Secrets should always be stored separately from the code they relate to; this separation makes it harder to accidentally share those secrets bundled up with your code. In addition to this, safe ways to store your secrets depend on the coding package you are using.

For example, in R, you can:

Save the secret as a local environmental variable
Use a package which can securely encrypt an access token
Make the code request the secret every time as part of the run process

If you’re not sure the best way to store secrets in your chosen coding language or file type, find out before writing the code (and definitely before storing it on GitHub). You can get advice from the CRAN network if you have any concerns.

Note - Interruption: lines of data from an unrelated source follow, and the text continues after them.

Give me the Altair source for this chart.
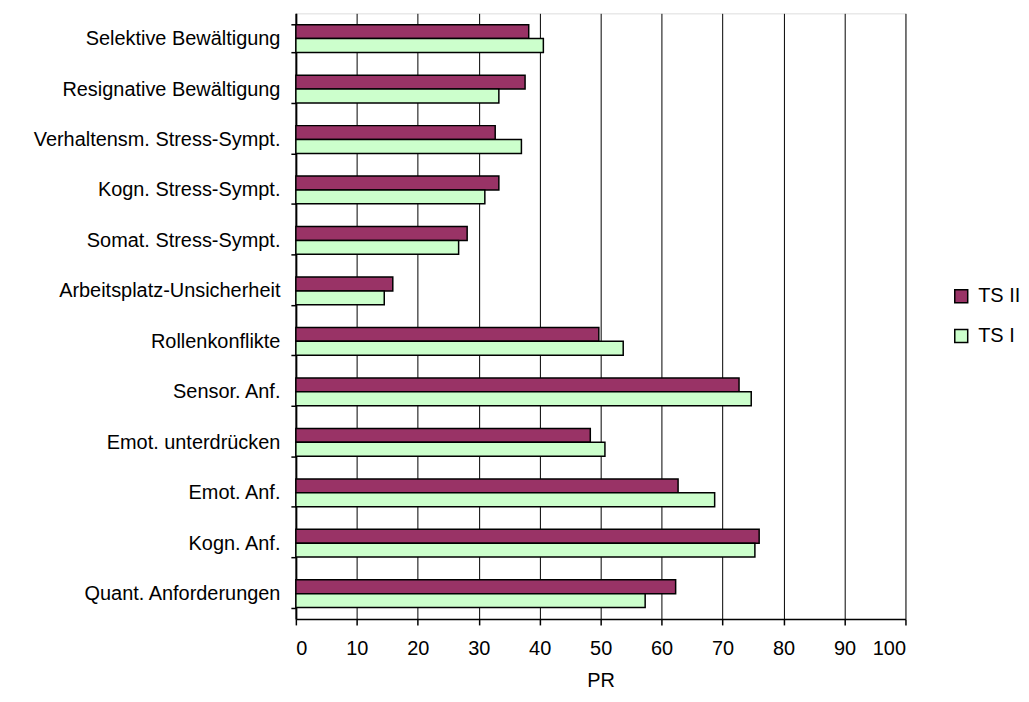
import altair as alt
import pandas as pd

categories = [
    "Selektive Bewältigung",
    "Resignative Bewältigung",
    "Verhaltensm. Stress-Sympt.",
    "Kogn. Stress-Sympt.",
    "Somat. Stress-Sympt.",
    "Arbeitsplatz-Unsicherheit",
    "Rollenkonflikte",
    "Sensor. Anf.",
    "Emot. unterdrücken",
    "Emot. Anf.",
    "Kogn. Anf.",
    "Quant. Anforderungen",
]
ts2 = [38.2, 37.6, 32.7, 33.3, 28.1, 15.9, 49.7, 72.7, 48.3, 62.7, 76.0, 62.3]
ts1 = [40.6, 33.3, 37.0, 31.0, 26.7, 14.5, 53.7, 74.7, 50.7, 68.7, 75.3, 57.3]
series = ["TS II", "TS I"]
colors = ["#993366", "#CCFFCC"]

rows = []
for c, a, b in zip(categories, ts2, ts1):
    rows.append({"cat": c, "series": "TS II", "value": a})
    rows.append({"cat": c, "series": "TS I", "value": b})
df = pd.DataFrame(rows)

FONT = "Liberation Sans"

chart = (
    alt.Chart(df)
    .mark_bar(stroke="black", strokeWidth=1.5)
    .encode(
        x=alt.X(
            "value:Q",
            scale=alt.Scale(domain=[0, 100], nice=False, zero=True),
            axis=alt.Axis(
                values=list(range(0, 101, 10)),
                title="PR",
                grid=True,
                gridColor="black",
                gridWidth=1,
                gridOpacity=1,
                domainColor="black",
                domainWidth=1.5,
                tickColor="black",
                tickSize=6,
                tickWidth=1.5,
                labelPadding=14,
                labelFontSize=20,
                labelFont=FONT,
                labelColor="black",
                titleFont=FONT,
                titleFontSize=20,
                titleFontWeight="normal",
                titleColor="black",
                titlePadding=12,
            ),
        ),
        y=alt.Y(
            "cat:N",
            sort=categories,
            scale=alt.Scale(paddingInner=0.45, paddingOuter=0.225),
            axis=alt.Axis(
                title=None,
                tickBand="extent",
                grid=False,
                domainColor="black",
                domainWidth=2,
                tickColor="black",
                tickSize=5,
                tickWidth=1.5,
                labelPadding=11,
                labelFontSize=20,
                labelFont=FONT,
                labelColor="black",
                labelLimit=400,
            ),
        ),
        yOffset=alt.YOffset("series:N", sort=series, scale=alt.Scale(paddingInner=0, domain=series)),
        color=alt.Color(
            "series:N",
            scale=alt.Scale(domain=series, range=colors),
            legend=alt.Legend(
                title=None,
                orient="none",
                legendX=658,
                legendY=274,
                symbolType="square",
                symbolSize=169,
                symbolStrokeColor="black",
                symbolStrokeWidth=1.5,
                labelFont=FONT,
                labelFontSize=20,
                labelColor="black",
                rowPadding=20,
                labelOffset=7,
            ),
        ),
    )
    .properties(
        width=612,
        height=608,
        autosize=alt.AutoSizeParams(type="none"),
        padding={"left": 289, "top": 4, "right": 116, "bottom": 74},
    )
    .configure_view(stroke="#808080", strokeWidth=1.5)
    .configure(background="white")
)

chart.save("out.html", embed_options={"renderer": "svg", "actions": False})
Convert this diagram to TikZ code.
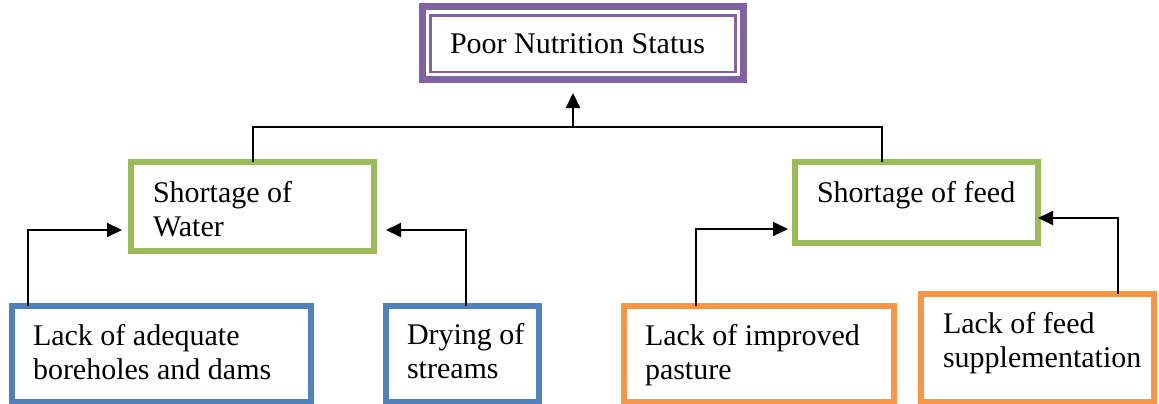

8.5.2 Data security on GitHub

Simply put, GitHub is not designed to be a storage location for all of the data used within your project. The default should always be that no data is ever stored on GitHub. Similar to secrets, often data can be highly confidential information which would be professionally damaging or costly to the department if it was accidentally shared more widely; imagine the issues associated with sharing e.g. financial information on a public repository.

In addition to this, GitHub is a worse place to put all of your data in comparison to our normal file/data storage locations, for a range of reasons:

It doesn’t have the same level of security.
It is slower to upload and download
It doesn’t have sufficient space for large files
It encourages bad practice and makes accidental data leaks more likely
Tracking changes is limited to only a few file types

Note again that this applies to both public and private repositories; accidentally pushing data to the wrong repository and accidentally changing the visibility of repositories containing data are two of the most common ways to leak data by mistake.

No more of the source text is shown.